EXERCISE DETAILS:
Repeat exactly the lines of the listing below, please, starting with the first and ending with the line containing "return H - y"; leave out the rest.

Stored records:
[Start]
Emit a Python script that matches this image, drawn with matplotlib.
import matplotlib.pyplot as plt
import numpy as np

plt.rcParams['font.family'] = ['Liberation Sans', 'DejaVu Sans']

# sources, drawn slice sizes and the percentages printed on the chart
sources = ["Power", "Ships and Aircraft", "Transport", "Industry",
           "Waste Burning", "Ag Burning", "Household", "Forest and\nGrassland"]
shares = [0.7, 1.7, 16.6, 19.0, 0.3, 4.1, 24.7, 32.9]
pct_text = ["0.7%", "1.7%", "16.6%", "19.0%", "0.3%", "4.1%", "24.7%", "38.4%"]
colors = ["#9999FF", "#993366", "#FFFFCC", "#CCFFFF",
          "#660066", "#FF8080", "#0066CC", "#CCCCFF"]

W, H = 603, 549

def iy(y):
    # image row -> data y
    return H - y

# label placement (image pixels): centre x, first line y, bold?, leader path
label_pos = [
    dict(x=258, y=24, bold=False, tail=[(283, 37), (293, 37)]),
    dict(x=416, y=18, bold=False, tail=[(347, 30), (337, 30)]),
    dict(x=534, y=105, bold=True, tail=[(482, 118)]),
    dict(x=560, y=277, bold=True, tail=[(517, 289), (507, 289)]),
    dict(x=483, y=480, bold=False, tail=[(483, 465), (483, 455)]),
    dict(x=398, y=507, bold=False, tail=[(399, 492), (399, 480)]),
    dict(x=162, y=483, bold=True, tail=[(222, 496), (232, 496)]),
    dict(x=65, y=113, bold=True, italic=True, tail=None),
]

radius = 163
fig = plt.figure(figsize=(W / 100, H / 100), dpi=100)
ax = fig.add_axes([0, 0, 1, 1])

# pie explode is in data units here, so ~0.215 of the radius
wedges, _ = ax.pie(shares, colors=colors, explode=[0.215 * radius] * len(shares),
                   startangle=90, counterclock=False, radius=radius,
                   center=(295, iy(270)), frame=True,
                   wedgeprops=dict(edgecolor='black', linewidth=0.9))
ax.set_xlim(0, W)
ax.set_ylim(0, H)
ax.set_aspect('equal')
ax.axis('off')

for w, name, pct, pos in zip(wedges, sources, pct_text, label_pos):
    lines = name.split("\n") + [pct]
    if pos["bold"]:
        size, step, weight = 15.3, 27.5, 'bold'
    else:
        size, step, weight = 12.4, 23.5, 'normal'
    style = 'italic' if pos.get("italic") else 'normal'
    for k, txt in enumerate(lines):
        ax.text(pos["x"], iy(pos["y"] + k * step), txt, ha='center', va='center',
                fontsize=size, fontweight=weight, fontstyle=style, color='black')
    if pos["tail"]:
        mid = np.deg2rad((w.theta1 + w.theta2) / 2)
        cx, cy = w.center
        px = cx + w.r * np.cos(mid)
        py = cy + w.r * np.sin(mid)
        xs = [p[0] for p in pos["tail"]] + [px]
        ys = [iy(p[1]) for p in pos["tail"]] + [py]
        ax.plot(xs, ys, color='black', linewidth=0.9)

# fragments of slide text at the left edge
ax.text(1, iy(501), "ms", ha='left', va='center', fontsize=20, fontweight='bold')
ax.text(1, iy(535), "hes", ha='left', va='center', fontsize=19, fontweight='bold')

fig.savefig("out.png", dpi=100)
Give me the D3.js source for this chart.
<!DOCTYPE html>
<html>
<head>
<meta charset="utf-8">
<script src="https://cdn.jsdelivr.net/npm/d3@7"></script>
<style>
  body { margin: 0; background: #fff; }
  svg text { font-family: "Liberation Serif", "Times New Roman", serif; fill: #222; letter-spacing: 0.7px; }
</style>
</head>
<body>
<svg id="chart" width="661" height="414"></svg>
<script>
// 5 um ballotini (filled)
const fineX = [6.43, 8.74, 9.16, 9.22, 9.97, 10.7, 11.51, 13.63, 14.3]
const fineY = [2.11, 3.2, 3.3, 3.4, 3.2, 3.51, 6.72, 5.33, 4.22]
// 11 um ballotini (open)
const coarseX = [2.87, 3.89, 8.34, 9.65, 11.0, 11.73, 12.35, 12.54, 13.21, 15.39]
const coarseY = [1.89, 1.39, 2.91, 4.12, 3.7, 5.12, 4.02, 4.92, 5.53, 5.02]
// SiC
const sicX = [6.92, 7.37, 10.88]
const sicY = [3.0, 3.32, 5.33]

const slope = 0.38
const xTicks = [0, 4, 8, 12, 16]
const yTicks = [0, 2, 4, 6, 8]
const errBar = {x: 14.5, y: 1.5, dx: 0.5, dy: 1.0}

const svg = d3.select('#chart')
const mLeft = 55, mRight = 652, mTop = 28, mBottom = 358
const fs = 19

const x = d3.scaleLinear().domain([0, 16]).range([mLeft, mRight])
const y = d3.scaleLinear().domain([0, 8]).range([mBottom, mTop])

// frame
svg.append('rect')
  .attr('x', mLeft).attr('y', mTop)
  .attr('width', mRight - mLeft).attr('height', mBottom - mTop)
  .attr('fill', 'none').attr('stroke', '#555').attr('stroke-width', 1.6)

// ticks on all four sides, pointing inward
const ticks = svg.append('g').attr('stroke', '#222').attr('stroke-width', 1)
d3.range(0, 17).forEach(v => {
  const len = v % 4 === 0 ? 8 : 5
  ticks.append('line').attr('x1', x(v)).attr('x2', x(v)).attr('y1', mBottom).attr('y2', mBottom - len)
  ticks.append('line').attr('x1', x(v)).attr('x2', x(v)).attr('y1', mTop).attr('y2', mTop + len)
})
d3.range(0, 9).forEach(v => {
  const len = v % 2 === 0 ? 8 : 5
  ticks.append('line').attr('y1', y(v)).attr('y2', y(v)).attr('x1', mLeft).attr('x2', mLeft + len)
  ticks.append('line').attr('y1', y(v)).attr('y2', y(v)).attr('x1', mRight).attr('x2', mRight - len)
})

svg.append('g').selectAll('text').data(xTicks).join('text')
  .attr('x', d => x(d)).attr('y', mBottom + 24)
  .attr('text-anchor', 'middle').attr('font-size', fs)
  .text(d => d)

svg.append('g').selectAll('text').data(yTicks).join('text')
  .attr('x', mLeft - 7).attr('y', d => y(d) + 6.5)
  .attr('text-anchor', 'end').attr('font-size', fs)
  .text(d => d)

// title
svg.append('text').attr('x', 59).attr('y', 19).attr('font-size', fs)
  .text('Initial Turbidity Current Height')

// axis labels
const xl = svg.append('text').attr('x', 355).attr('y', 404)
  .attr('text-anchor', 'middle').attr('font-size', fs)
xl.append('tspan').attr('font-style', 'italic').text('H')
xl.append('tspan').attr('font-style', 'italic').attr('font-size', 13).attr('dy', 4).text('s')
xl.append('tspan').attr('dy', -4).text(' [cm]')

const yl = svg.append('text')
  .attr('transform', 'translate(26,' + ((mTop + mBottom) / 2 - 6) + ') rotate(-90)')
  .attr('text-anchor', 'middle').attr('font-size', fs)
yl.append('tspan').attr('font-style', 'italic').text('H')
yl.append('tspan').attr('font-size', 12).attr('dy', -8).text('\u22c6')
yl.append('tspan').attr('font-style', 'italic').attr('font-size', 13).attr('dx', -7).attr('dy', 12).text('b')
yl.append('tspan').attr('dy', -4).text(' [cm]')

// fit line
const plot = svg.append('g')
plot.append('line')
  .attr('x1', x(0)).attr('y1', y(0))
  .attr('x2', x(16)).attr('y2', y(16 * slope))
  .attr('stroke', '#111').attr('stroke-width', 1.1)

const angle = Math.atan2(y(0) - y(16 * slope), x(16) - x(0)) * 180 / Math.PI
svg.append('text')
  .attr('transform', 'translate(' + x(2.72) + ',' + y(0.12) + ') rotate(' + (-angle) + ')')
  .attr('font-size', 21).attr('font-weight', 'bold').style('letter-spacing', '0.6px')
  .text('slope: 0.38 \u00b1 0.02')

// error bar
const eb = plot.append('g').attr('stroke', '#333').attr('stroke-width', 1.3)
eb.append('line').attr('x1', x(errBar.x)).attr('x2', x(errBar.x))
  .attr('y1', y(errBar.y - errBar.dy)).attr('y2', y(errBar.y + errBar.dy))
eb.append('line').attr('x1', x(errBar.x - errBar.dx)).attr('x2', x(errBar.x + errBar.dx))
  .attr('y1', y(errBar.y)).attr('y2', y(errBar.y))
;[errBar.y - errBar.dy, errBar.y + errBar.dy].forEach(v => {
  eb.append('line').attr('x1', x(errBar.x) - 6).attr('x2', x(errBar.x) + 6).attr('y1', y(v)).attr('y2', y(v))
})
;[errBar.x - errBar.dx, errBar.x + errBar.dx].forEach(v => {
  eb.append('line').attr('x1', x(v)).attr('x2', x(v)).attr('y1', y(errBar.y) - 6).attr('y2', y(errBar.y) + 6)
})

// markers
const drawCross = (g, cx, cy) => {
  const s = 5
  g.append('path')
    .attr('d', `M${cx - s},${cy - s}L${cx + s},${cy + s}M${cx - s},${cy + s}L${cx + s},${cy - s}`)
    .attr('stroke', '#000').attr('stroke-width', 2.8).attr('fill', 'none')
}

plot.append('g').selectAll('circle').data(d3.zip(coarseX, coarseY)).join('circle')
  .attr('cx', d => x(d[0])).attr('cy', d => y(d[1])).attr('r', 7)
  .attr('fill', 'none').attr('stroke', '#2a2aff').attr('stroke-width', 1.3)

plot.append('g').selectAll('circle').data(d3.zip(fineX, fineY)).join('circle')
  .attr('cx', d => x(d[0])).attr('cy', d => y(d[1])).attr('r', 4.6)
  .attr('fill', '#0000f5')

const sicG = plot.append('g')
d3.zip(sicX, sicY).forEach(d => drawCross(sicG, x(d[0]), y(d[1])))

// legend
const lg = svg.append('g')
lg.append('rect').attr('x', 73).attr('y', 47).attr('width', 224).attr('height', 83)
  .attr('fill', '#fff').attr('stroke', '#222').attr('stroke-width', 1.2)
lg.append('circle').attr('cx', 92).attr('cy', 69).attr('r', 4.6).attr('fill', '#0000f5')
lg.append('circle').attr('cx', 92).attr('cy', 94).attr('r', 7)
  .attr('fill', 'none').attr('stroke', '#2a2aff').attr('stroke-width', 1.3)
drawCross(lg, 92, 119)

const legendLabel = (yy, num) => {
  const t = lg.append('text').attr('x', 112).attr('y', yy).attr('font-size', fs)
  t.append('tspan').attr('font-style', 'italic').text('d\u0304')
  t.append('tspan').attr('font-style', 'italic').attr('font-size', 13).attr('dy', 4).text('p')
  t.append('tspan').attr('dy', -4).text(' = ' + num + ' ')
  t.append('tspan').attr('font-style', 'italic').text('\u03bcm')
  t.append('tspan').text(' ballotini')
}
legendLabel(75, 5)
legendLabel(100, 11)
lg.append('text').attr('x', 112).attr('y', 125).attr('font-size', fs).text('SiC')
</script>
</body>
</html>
[End]
FULL SOLUTION:
Emit a Python script that matches this image, drawn with matplotlib.
import matplotlib.pyplot as plt
import numpy as np

plt.rcParams['font.family'] = ['Liberation Sans', 'DejaVu Sans']

# sources, drawn slice sizes and the percentages printed on the chart
sources = ["Power", "Ships and Aircraft", "Transport", "Industry",
           "Waste Burning", "Ag Burning", "Household", "Forest and\nGrassland"]
shares = [0.7, 1.7, 16.6, 19.0, 0.3, 4.1, 24.7, 32.9]
pct_text = ["0.7%", "1.7%", "16.6%", "19.0%", "0.3%", "4.1%", "24.7%", "38.4%"]
colors = ["#9999FF", "#993366", "#FFFFCC", "#CCFFFF",
          "#660066", "#FF8080", "#0066CC", "#CCCCFF"]

W, H = 603, 549

def iy(y):
    # image row -> data y
    return H - y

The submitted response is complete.